According to data released on Friday, China continues to grow at its slowest pace in three decades, as the trade war with the United States and a host of other problems leave Beijing struggling to meet its goals
SHANGHAI — China’s economic slowdown worsened in the July-to-September period, according to data released Friday, as the trade war with the United States and a host of other problems leave Beijing struggling to meet its goals.
The figures show China continues to grow at its slowest pace in nearly three decades of modern record-keeping. While China is still expanding faster than any other major economy, Friday’s data suggests that the pace could come in at the low end of Beijing’s official target, which could add to worries about broader prospects for global growth.
China's efforts to tame its addiction to lending and the deepening impact of the trade war have been major drags on the economy. Other problems are worsening, as the country’s vast automotive sector shrinks, as its real estate sector levels off and as its pigs die in vast numbers from a swine fever epidemic.
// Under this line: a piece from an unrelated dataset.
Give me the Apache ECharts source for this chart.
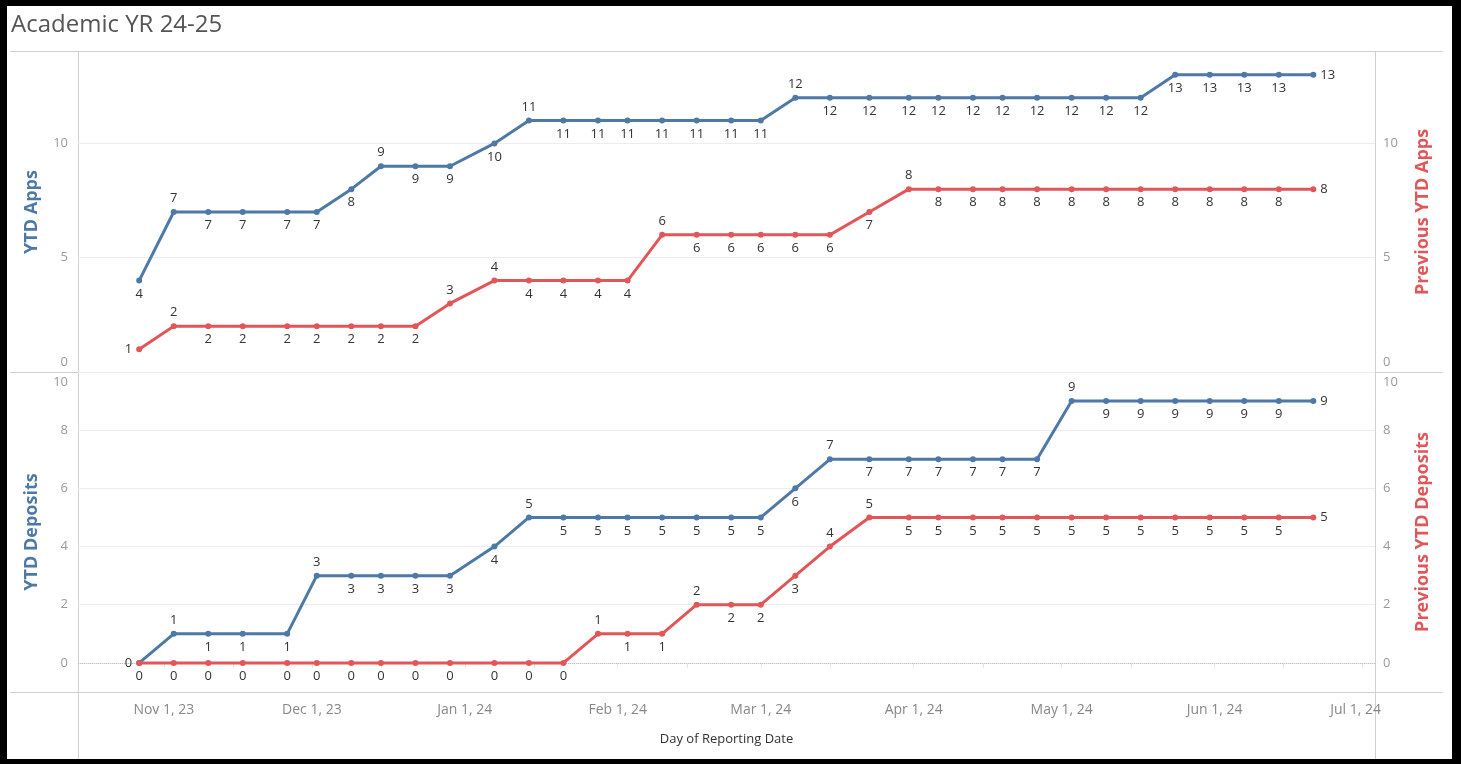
<!DOCTYPE html>
<html lang="en">
<head>
<meta charset="utf-8">
<title>Academic YR 24-25</title>
<script src="https://cdn.jsdelivr.net/npm/echarts@6.0.0/dist/echarts.min.js"></script>
<style>
    html, body { margin: 0; padding: 0; background: #fff; }
    #chart { position: absolute; left: 0; top: 0; width: 1461px; height: 764px; }
    /* black frame around the dashboard sheet */
    #frame {
        position: absolute; left: 0; top: 0; width: 1461px; height: 764px;
        box-sizing: border-box; border: solid #000; border-width: 6px 9px 5px 7px;
        pointer-events: none;
    }
</style>
</head>
<body>
<div id="chart"></div>
<div id="frame"></div>
<script>
// ---- data ----
const reportDates = [
    '2023-10-27', '2023-11-03', '2023-11-10', '2023-11-17', '2023-11-26',
    '2023-12-02', '2023-12-09', '2023-12-15', '2023-12-22', '2023-12-29',
    '2024-01-07', '2024-01-14', '2024-01-21', '2024-01-28', '2024-02-03',
    '2024-02-10', '2024-02-17', '2024-02-24', '2024-03-01', '2024-03-08',
    '2024-03-15', '2024-03-23', '2024-03-31', '2024-04-06', '2024-04-13',
    '2024-04-19', '2024-04-26', '2024-05-03', '2024-05-10', '2024-05-17',
    '2024-05-24', '2024-05-31', '2024-06-07', '2024-06-14', '2024-06-21'
];
const ytdApps         = [4, 7, 7, 7, 7, 7, 8, 9, 9, 9, 10, 11, 11, 11, 11, 11, 11, 11, 11, 12, 12, 12, 12, 12, 12, 12, 12, 12, 12, 12, 13, 13, 13, 13, 13];
const prevYtdApps     = [1, 2, 2, 2, 2, 2, 2, 2, 2, 3, 4, 4, 4, 4, 4, 6, 6, 6, 6, 6, 6, 7, 8, 8, 8, 8, 8, 8, 8, 8, 8, 8, 8, 8, 8];
const ytdDeposits     = [0, 1, 1, 1, 1, 3, 3, 3, 3, 3, 4, 5, 5, 5, 5, 5, 5, 5, 5, 6, 7, 7, 7, 7, 7, 7, 7, 9, 9, 9, 9, 9, 9, 9, 9];
const prevYtdDeposits = [0, 0, 0, 0, 0, 0, 0, 0, 0, 0, 0, 0, 0, 1, 1, 1, 2, 2, 2, 3, 4, 5, 5, 5, 5, 5, 5, 5, 5, 5, 5, 5, 5, 5, 5];

const monthLabels = ['2023-11-01', '2023-12-01', '2024-01-01', '2024-02-01', '2024-03-01', '2024-04-01', '2024-05-01', '2024-06-01', '2024-07-01'];
const midMonths   = ['2023-11-15', '2023-12-15', '2024-01-15', '2024-02-15', '2024-03-15', '2024-04-15', '2024-05-15', '2024-06-15'];
const appsTicks    = [0, 5, 10];
const depositTicks = [0, 2, 4, 6, 8, 10];

// which point labels sit above the line (the rest sit below)
const appsAbove        = [1, 7, 11, 19];
const prevAppsAbove    = [1, 9, 10, 15, 22];
const depositsAbove    = [1, 5, 11, 20, 27];
const prevDepositAbove = [13, 16, 20, 21];

const BLUE = '#4e79a7';
const RED = '#e15759';
const FONT = '"Open Sans", "Noto Sans", sans-serif';
const MONTHS = ['Jan', 'Feb', 'Mar', 'Apr', 'May', 'Jun', 'Jul', 'Aug', 'Sep', 'Oct', 'Nov', 'Dec'];
const DAY = 86400000;

const toTime = s => {
    const [y, m, d] = s.split('-').map(Number);
    return Date.UTC(y, m - 1, d);
};
const times = reportDates.map(toTime);
const monthTimes = monthLabels.map(toTime);
const axisStart = toTime('2023-11-01') - 17.4 * DAY;
const axisEnd = toTime('2024-07-01') + 2.5 * DAY;

const fmtDate = t => {
    const d = new Date(Math.round(t / DAY) * DAY);
    return `${MONTHS[d.getUTCMonth()]} ${d.getUTCDate()}, ${String(d.getUTCFullYear()).slice(2)}`;
};

/**
 * label position for one point
 */
function labelPos(i, above, firstSide, n) {
    if (i === n - 1) return 'right';
    if (i === 0 && firstSide) return firstSide;
    return above.includes(i) ? 'top' : 'bottom';
}

function lineSeries(name, values, color, xIdx, yIdx, above, firstSide) {
    return {
        name: name,
        type: 'line',
        xAxisIndex: xIdx,
        yAxisIndex: yIdx,
        data: values.map((v, i) => ({
            value: [times[i], v],
            label: { position: labelPos(i, above, firstSide, values.length) }
        })),
        symbol: 'circle',
        symbolSize: 6,
        showAllSymbol: true,
        lineStyle: { color: color, width: 3 },
        itemStyle: { color: color },
        label: { show: true, distance: 4, color: '#333', fontSize: 13, fontFamily: FONT },
        emphasis: { disabled: true }
    };
}

function valueAxis(gridIndex, position, name, color, min, max, ticks, edgeValue, edgePad) {
    return {
        type: 'value',
        gridIndex: gridIndex,
        position: position,
        min: min,
        max: max,
        name: name,
        nameLocation: 'middle',
        nameRotate: 90,
        nameGap: position === 'left' ? 37 : 39,
        nameTextStyle: { color: color, fontSize: 18, fontWeight: 'bold', fontFamily: FONT },
        axisLine: { show: false },
        axisTick: { show: false, customValues: ticks },
        axisLabel: {
            customValues: ticks,
            color: '#999',
            fontSize: 13,
            fontFamily: FONT,
            margin: position === 'left' ? 10 : 8,
            // edge labels are nudged inside their pane, like the original sheet
            formatter: v => (v === edgeValue ? `{edge|${v}}` : `${v}`),
            rich: { edge: { padding: edgePad, color: '#999', fontSize: 13, fontFamily: FONT } }
        },
        splitLine: { show: position === 'left', lineStyle: { color: '#ececec', width: 1 } }
    };
}

const chart = echarts.init(document.getElementById('chart'));

const sepStyle = { stroke: '#d0d0d0', lineWidth: 1 };
const hLine = y => ({ type: 'line', shape: { x1: 10, y1: y, x2: 1443, y2: y }, style: sepStyle, silent: true });
const vLine = x => ({ type: 'line', shape: { x1: x, y1: 52, x2: x, y2: 759 }, style: sepStyle, silent: true });

const option = {
    animation: false,
    backgroundColor: '#fff',
    textStyle: { fontFamily: FONT },
    graphic: [
        {
            type: 'text', left: 11, top: 13, silent: true,
            style: { text: 'Academic YR 24-25', fill: '#555', fontSize: 24, fontFamily: FONT }
        },
        hLine(51.5), hLine(372.5), hLine(692.5), vLine(78.5), vLine(1375.5)
    ],
    grid: [
        { left: 78, top: 52, width: 1297, height: 320, containLabel: false },
        { left: 78, top: 372, width: 1297, height: 320, containLabel: false }
    ],
    xAxis: [
        { type: 'value', gridIndex: 0, min: axisStart, max: axisEnd, show: false, splitLine: { show: false } },
        {
            type: 'value',
            gridIndex: 1,
            min: axisStart,
            max: axisEnd,
            axisLine: { show: false },
            axisTick: {
                show: true,
                length: 5,
                customValues: monthLabels.concat(midMonths).map(toTime).sort((a, b) => a - b),
                lineStyle: { color: '#e3e3e3' }
            },
            axisLabel: {
                customValues: monthTimes,
                // last month label is pulled left so it stays inside the pane
                formatter: v => (v === monthTimes[monthTimes.length - 1] ? `{last|${fmtDate(v)}}` : fmtDate(v)),
                rich: { last: { padding: [0, 14, 0, 0], color: '#888', fontSize: 14, fontFamily: FONT } },
                color: '#888',
                fontSize: 14,
                fontFamily: FONT,
                margin: 11
            },
            splitLine: { show: false },
            name: 'Day of Reporting Date',
            nameLocation: 'middle',
            nameGap: 41,
            nameTextStyle: { color: '#333', fontSize: 13, fontFamily: FONT }
        }
    ],
    yAxis: [
        valueAxis(0, 'left', 'YTD Apps', BLUE, 0, 14, appsTicks, 0, [0, 0, 20, 0]),
        valueAxis(0, 'right', 'Previous YTD Apps', RED, 0, 14, appsTicks, 0, [0, 0, 20, 0]),
        valueAxis(1, 'left', 'YTD Deposits', BLUE, -1, 10, depositTicks, 10, [20, 0, 0, 0]),
        valueAxis(1, 'right', 'Previous YTD Deposits', RED, -1, 10, depositTicks, 10, [20, 0, 0, 0])
    ],
    series: [
        lineSeries('YTD Apps', ytdApps, BLUE, 0, 0, appsAbove, null),
        lineSeries('Previous YTD Apps', prevYtdApps, RED, 0, 1, prevAppsAbove, 'left'),
        Object.assign(lineSeries('YTD Deposits', ytdDeposits, BLUE, 1, 2, depositsAbove, 'left'), {
            // dotted zero line of the lower pane
            markLine: {
                silent: true,
                z: 1,
                symbol: 'none',
                label: { show: false },
                lineStyle: { type: 'dotted', color: '#bbb', width: 1 },
                data: [{ yAxis: 0 }]
            }
        }),
        lineSeries('Previous YTD Deposits', prevYtdDeposits, RED, 1, 3, prevDepositAbove, null)
    ]
};

chart.setOption(option);
window.addEventListener('resize', () => chart.resize());
</script>
</body>
</html>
China’s economic output grew 6% in the third quarter compared with a year earlier, according to official statistics, the bottom end of Beijing’s full-year target of 6% to 6.5%. In the first three-quarters of the year, its output grew 6.2% compared with a year ago.
China’s growth was set to slow down from the torrid pace of past years. Its economy is now twice the size it was about a decade ago. Its labor force is shrinking, and the country is already full of roads, rails and factories, limiting potential new investment.
The question is whether there are any sharp dips along the path to ever-slower growth.
“What policymakers want is to make the process as long and as gradual as possible,” said Larry Hu, the head of China economics at the Macquarie Group, a big Australian financial services company. “The biggest challenge is to find new growth drivers from consumption and technology, as old ones such as property and globalization are fading out.”
The trade war is adding to that uncertainty, although China’s problems go beyond that.
The conflict heated up in the third quarter of this year, when President Donald Trump broadened his tariffs at the start of September to hit many consumer goods from China. Its exports to the United States plunged 22% in September compared with September 2018, when exporters were racing to ship their goods ahead of a previous set of tariffs.
Still, U.S. tariffs account for only part of China’s overall economic slowdown. Exports to the United States are about 4% of the Chinese economy. Roughly half the value of those exports stems from imported goods like semiconductors and oil, said Nicholas Lardy, a longtime China specialist at the Peterson Institute for International Economics, so the net impact of exports to the United States is even less.
China also has ramped up exports to the developing world. As a result, its overall exports in September were down only 3.8%.
In fact, much of the slowdown has been domestic. China has been reluctant to plow more money into its economy in the form of lending, which has already saddled its financial system with burdensome debt.
Other areas have weakened, too, like the auto industry, as consumer confidence has eroded. Car sales are 5% of China’s economic output, according to official statistics, meaning they play a bigger role in China’s growth than exports to the United States. Even foreign companies like General Motors assemble practically all their cars locally, with almost entirely Chinese-made parts.
But these days, households in China just aren’t buying cars the way they used to.
The Chinese Passenger Car Association announced Saturday that retail car sales fell 6.6% in September from a year earlier, a sharp drop for an industry once accustomed to double-digit annual percentage growth.
The car sales slump started in the summer of 2018 and became severe by winter. While most auto industry experts expected sales to start looking better by this summer, that has not happened.
Cui Dongshu, the secretary-general of the car association, said September at least was not as bad as some recent months. “The sales are recovering but very slowly, due to weak consumption,” he said. “The purchasing power of families is still not enough.”
Chinese automakers had planned to export a lot of cars to the United States starting this winter. But Trump’s tariffs have made that much harder and have prompted one carmaker, Guangzhou Auto, to suspend indefinitely its plans to enter the American market.
Property market weakness has also pinched growth, hurting consumer sentiment. A decadeslong run-up in home prices gave many in China, where the homeownership rate is high, the feeling that they were becoming prosperous enough to splurge on other purchases. But prices have mostly stabilized, and even fallen in some smaller cities, and many families are struggling with large mortgage payments.
China’s biggest challenge may be slower investment. The country’s roads, bridges, high-speed rail lines and ports are superb. Its factories are among the largest in the world. But having already spent so much, government agencies and companies alike are having more and more trouble finding opportunities to invest more.
Global firms are showing less interest in the Chinese market and in some cases even starting to pull back.
“We have seen a significant divestment by multinationals in this part of the world in the past 18 months,” said Mark Webster, a partner in the Shanghai office of BDA Partners, a New York investment bank that specializes in Asia deals.
The trade war is just part of the problem. Multinationals complain of much tighter regulatory actions in China, particularly antitrust cases. They also encounter extensive overcapacity in many industrial sectors, forcing companies to cut prices repeatedly to stay in business and destroying profit margins.
The volume of mergers and acquisitions by foreign companies investing in China tumbled 89% in the first half of this year from the same period last year, to just $6.3 billion, Webster said.